Semua komunikasi bahasa melibatkan tindak bahasa. Kalimat yang terucapkan merupakan pelaksanaan tindak berbahasa. Mengucapkan sebuah kalimat dalam kondisi tertentu adalah tindak berbahasa.

Tindak ujar merupakan unit minimal komunikasi bahasa.

Suatu bahasa mungkin memiliki keterbatasan kosa kata dan gramatikal tetapi tidak ada halangan bagi penutur bahasa itu untuk mengungkapkan maksud. Ini prinsip tindak ujar.

Tindak berbahsa yang diungkapkan dalam sebuah kalimat merupakan fungsi kalimat itu.

Setiap orang dapat menggunakan gramatikal / kosa kata secara ‘unik’ tetapi konteks penggunaannya mendukung maksud ujaran tersebut.

* Relevansi tindak bahasa pada pengajaran bahasa

Tujuan pengajaran bahasa (sampai SLTA) untuk memberikan keterampilan penggunaan bahasa (BI, BA, BD) sesuai dengan konteks penggunaannya.

Pengajaran gramatika ditata secara struktural sering mengabaikan makna dalam suatu tindak komunikasi; siswa cenderung menghafal kaidah gramatikal tetapi gagal menggunakannya dalam tindak berbahasa (komunikasi)

Pengajaran bahasa dilakukan dengan pendekatan komunikatif sehingga semua unsur gramatikal ditelaah dalam konteks riil penggunaan bahasa

Pengajaran bahasa ‘secara pragmatik’ berimplikasi kepada :

* Menerangkan hakikat penggunaan bahasa

* Mengembangkan silabus / kurikulum

* Mengembangkan buku ajar

Referensi dan tindak berbahasa

Perhatikan ujaran berikut ini !

    1. Putu membaca setiap pagi.
    2. Apakah Putu membaca setiap pagi ?
    3. Tu, membacalah setiap pagi !
    4. Andaikan Putu membaca setiap pagi.

Ø Ujaran 1 – 4 memiliki referen yang sama (Putu) dan predikat sama (membaca) tetapi mengekpresikan tindak ujar yang berbeda.

Ø Ini membuktikan bahwa dapat dibedakan antara referen dan predikasi dengan arti tindak ujar :

Ø Kalimat (1) menyatakan

Ø Kalimat (2) menanyakan

Ø Kalimat (3) memerintahkan

Ø Kalimat (4) mengandaikan

Analisis tindak berbahasa

* Tindak berbahasa dianalisis secara hierarkis, seperti berikut

tindak perlokusi

tindak ilokusi

tindak denotasi

tindak lokusi

tindak ucap

Kebenaran sebuah tindak ujar sangat tergantung pada beberapa kondisi :

1. Kejujuran

2. Kondisi persiapan ( apakah keadaan tindak berbahasa dan partisipan sesuai sehingga tindak ujar dapat terlaksana secara baik (sukses)

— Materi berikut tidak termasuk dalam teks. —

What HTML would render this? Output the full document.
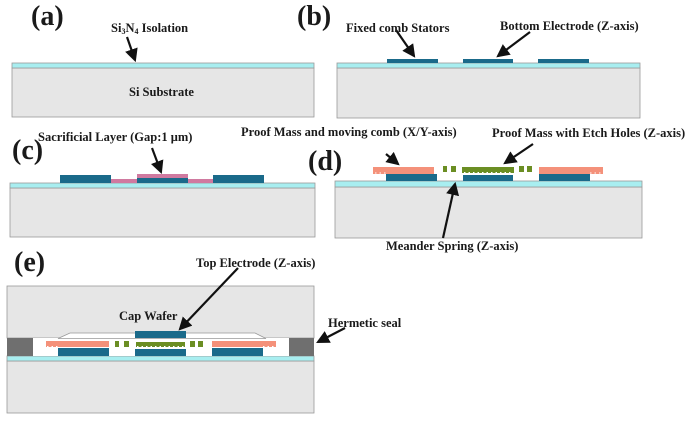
<!DOCTYPE html>
<html><head><meta charset="utf-8"><style>
html,body{margin:0;padding:0;background:#fff;}
svg{display:block;}
text{font-family:"Liberation Serif",serif;font-weight:bold;fill:#1a1a1a;}
.l{font-size:12.5px;}
.p{font-size:28px;}
</style></head><body>
<svg width="700" height="427" viewBox="0 0 700 427" xmlns="http://www.w3.org/2000/svg">
<defs><marker id="ah" markerWidth="6" markerHeight="6" refX="5" refY="3" orient="auto" markerUnits="strokeWidth"><path d="M0,0 L6,3 L0,6 z" fill="#111"/></marker></defs>
<g stroke="#999" stroke-width="0.8">
<rect x="12" y="68" width="302" height="49" fill="#e6e6e6"/>
<rect x="12" y="63" width="302" height="5" fill="#a8eef0"/>
<rect x="337" y="68" width="303" height="50" fill="#e6e6e6"/>
<rect x="337" y="63" width="303" height="5" fill="#a8eef0"/>
<rect x="10" y="188" width="305" height="49" fill="#e6e6e6"/>
<rect x="10" y="183" width="305" height="5" fill="#a8eef0"/>
<rect x="335" y="187" width="307" height="51" fill="#e6e6e6"/>
<rect x="335" y="181" width="307" height="6" fill="#a8eef0"/>
<rect x="7" y="361" width="307" height="52" fill="#e6e6e6"/>
<rect x="7" y="286" width="307" height="52" fill="#e6e6e6"/>
<rect x="7" y="356" width="307" height="5" fill="#a8eef0"/>
</g>
<g fill="#1a6a8a">
<rect x="387" y="59" width="51" height="4"/><rect x="463" y="59" width="50" height="4"/><rect x="538" y="59" width="51" height="4"/>
</g>
<rect x="111" y="179" width="26" height="4" fill="#d07aa0"/><rect x="188" y="179" width="25" height="4" fill="#d07aa0"/>
<rect x="137" y="174" width="51" height="4" fill="#d07aa0"/>
<g fill="#1a6a8a"><rect x="60" y="175" width="51" height="8"/><rect x="137" y="178" width="51" height="5"/><rect x="213" y="175" width="51" height="8"/></g>
<!-- d -->
<g fill="#1a6a8a"><rect x="386" y="174" width="51" height="7"/><rect x="463" y="175" width="50" height="6"/><rect x="539" y="174" width="51" height="7"/></g>
<g fill="#f4917a"><rect x="373" y="167" width="61" height="7"/><rect x="539" y="167" width="64" height="7"/></g>
<g fill="#6b8e23"><rect x="462" y="167" width="52" height="6"/><rect x="443" y="166" width="4" height="6"/><rect x="451" y="166" width="5" height="6"/><rect x="519" y="166" width="5" height="6"/><rect x="527" y="166" width="5" height="6"/></g>
<g stroke="#fff" stroke-width="1" stroke-dasharray="1.5 3"><line x1="375" y1="173" x2="386" y2="173"/><line x1="590" y1="173" x2="603" y2="173"/><line x1="464" y1="172.5" x2="513" y2="172.5"/></g>
<!-- e -->
<rect x="7" y="338" width="26" height="18" fill="#6f6f6f"/><rect x="289" y="338" width="25" height="18" fill="#6f6f6f"/>
<rect x="33" y="338" width="256" height="18" fill="#fff"/>
<path d="M58,338.5 L70,333 L255,333 L266,338.5 Z" fill="#fff" stroke="#999" stroke-width="0.8"/>
<rect x="135" y="331" width="51" height="7" fill="#1a6a8a"/>
<g fill="#1a6a8a"><rect x="58" y="348" width="51" height="8"/><rect x="135" y="349" width="51" height="7"/><rect x="212" y="348" width="51" height="8"/></g>
<g fill="#f4917a"><rect x="46" y="341" width="63" height="6"/><rect x="212" y="341" width="64" height="6"/></g>
<g fill="#6b8e23"><rect x="136" y="342" width="49" height="5"/><rect x="115" y="341" width="4" height="6"/><rect x="124" y="341" width="5" height="6"/><rect x="190" y="341" width="5" height="6"/><rect x="198" y="341" width="5" height="6"/></g>
<g stroke="#fff" stroke-width="1" stroke-dasharray="1.5 3"><line x1="47" y1="346.5" x2="58" y2="346.5"/><line x1="263" y1="346.5" x2="276" y2="346.5"/><line x1="137" y1="346.5" x2="185" y2="346.5"/></g>
<g stroke="#111" stroke-width="2.2" marker-end="url(#ah)" fill="none">
<line x1="127" y1="37" x2="135" y2="60"/>
<line x1="396" y1="30" x2="414" y2="56"/>
<line x1="530" y1="32" x2="498" y2="56"/>
<line x1="152" y1="148" x2="161" y2="172"/>
<line x1="386" y1="154" x2="398" y2="164"/>
<line x1="533" y1="144" x2="505" y2="163"/>
<line x1="443" y1="238" x2="455" y2="184"/>
<line x1="238" y1="268" x2="180" y2="329"/>
<line x1="345" y1="328" x2="318" y2="342"/>
</g>
<text class="p" x="31" y="25">(a)</text>
<text class="p" x="297" y="25">(b)</text>
<text class="p" x="12" y="159">(c)</text>
<text class="p" x="308" y="170">(d)</text>
<text class="p" x="14" y="271">(e)</text>
<text class="l" x="111" y="32">Si<tspan font-size="8" dy="2">3</tspan><tspan dy="-2">N</tspan><tspan font-size="8" dy="2">4</tspan><tspan dy="-2"> Isolation</tspan></text>
<text class="l" x="129" y="96">Si Substrate</text>
<text class="l" x="346" y="32">Fixed comb Stators</text>
<text class="l" x="500" y="30">Bottom Electrode (Z-axis)</text>
<text class="l" x="38" y="141">Sacrificial Layer (Gap:1 μm)</text>
<text class="l" x="241" y="136">Proof Mass and moving comb (X/Y-axis)</text>
<text class="l" x="492" y="137">Proof Mass with Etch Holes (Z-axis)</text>
<text class="l" x="386" y="250">Meander Spring (Z-axis)</text>
<text class="l" x="196" y="267">Top Electrode (Z-axis)</text>
<text class="l" x="119" y="320">Cap Wafer</text>
<text class="l" x="328" y="327">Hermetic seal</text>
</svg>
</body></html>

3. Kondisi pelaksanaan (apakah tindak berbahasa itu telah dilaksanakan secara wajar)

4. Kondisi pemenuhan (efek perlokusi yang ditetapkan)

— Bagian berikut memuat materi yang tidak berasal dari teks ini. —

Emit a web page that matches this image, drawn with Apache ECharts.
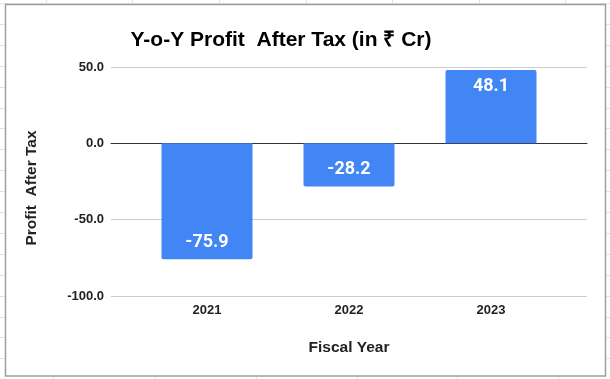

Tuturan Performatif dan Konstantif

* Austin (dalam buku How to Do Things with Words) menjelaskan bahwa tuturan dapat digunakan untuk :

1. mengatakan sesuatu : Rabut saya hitam; Hidung saya satu.

2. melakukan sesuatu : Atas rahmat TYME, seminar

  • Tuturan yang digunakan untuk (1) disebut tuturan konstantif (constantive) dan untuk (2) disebut tuturan performatif (performative)
  • Tuturan performatif tidak mengandung nilai benar salah. Validitas tuturan performatif tergantung pd fecility conditions:
      1. Orang dan situasi harus sesuai
      2. Tuturan itu harus diujarkan penutur dan ditanggapi petutur secara sungguh-sungguh.
      3. Penutur dan petutur harus bersungguh-sungguh untuk melakukan tindakan itu.
  • Serale (murid Austin), memperluas syarat validitas itu menjadi
      1. Penutur + petutur memiliki niat sungguh-sungguh
      2. Penutur hrs yakin bhw petutur melakukan tindakan yang dimaksud
      3. Penutur yakin ia mampu melakukan tindakan itu
      4. Tuturan berupa merujuk pada waktu yang akan datang (future) dan bukan yang sudah terjadi (past)
      5. Tindakan itu dilakukan penutur + petutur, bukan oleh orang lain

Jenis-Jenis Tindak Tutur

* Pengklasifikasian jenis tindak tutur didasarkan atas (1) re-levansi modus dengan fungsi, dan (2) hubungan kata dengan maksud penggunaannya.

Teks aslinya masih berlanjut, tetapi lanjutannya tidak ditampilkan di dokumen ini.